Creep events and creep noise in gravitational-wave interferometers: basic formalism and stationary limit

TL;DR

This paper models how microscopic stress releases in suspension fibers, called creep events, cause test-mass motion and noise in gravitational-wave detectors, revealing the primary coupling mechanisms and deriving the creep noise spectral density.

Contribution

It provides an elasto-dynamic framework for understanding creep events and their impact on test-mass motion, challenging previous assumptions about fiber lengthening as the main coupling.

Findings

Creep events mainly cause horizontal displacement and mode excitation, not fiber lengthening.

Creep noise can be modeled as a stationary Gaussian process under certain conditions.

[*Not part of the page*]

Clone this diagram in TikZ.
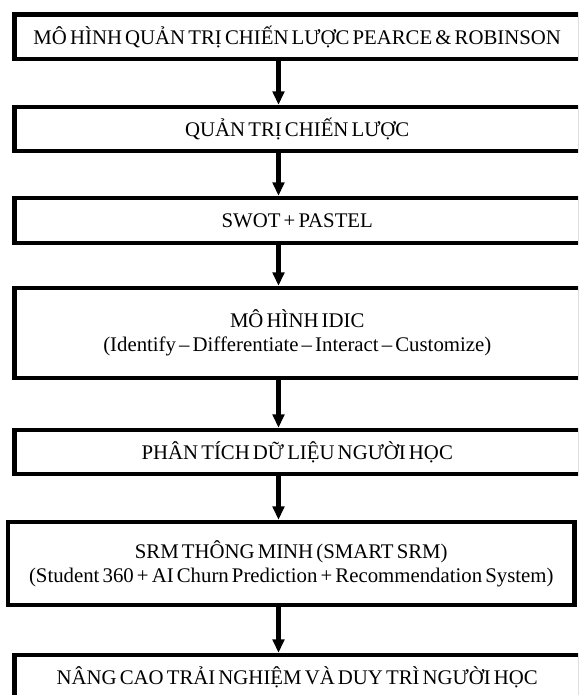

Derived the spectral density of creep noise assuming independent, frequent creep events.

Abstract

In gravitational-wave interferometers, test masses are suspended on thin fibers which experience considerable tension stress. Sudden microscopic stress release in a suspension fiber, which I call a 'creep event', would excite motion of the test mass that would be coupled to the interferometer's readout. The random test-mass motion due to a time-sequence of creep events is referred to as 'creep noise'. In this paper I present an elasto-dynamic calculation for the test-mass motion due to a creep event. I show that within a simple suspension model, the main coupling to the optical readout occurs via a combination of a "dc" horizontal displacement of the test mass, and excitation of the violin and pendulum modes, and not, as was thought previously, via lengthening of the fiber. When the creep events occur sufficiently frequently and their statistics is time-independent, the creep noise can be well-approximated by a stationary Gaussian random process. I derive the functional form of the creep noise spectral density in this limit, with the restrictive assumption that the creep events are statistically independent from each other.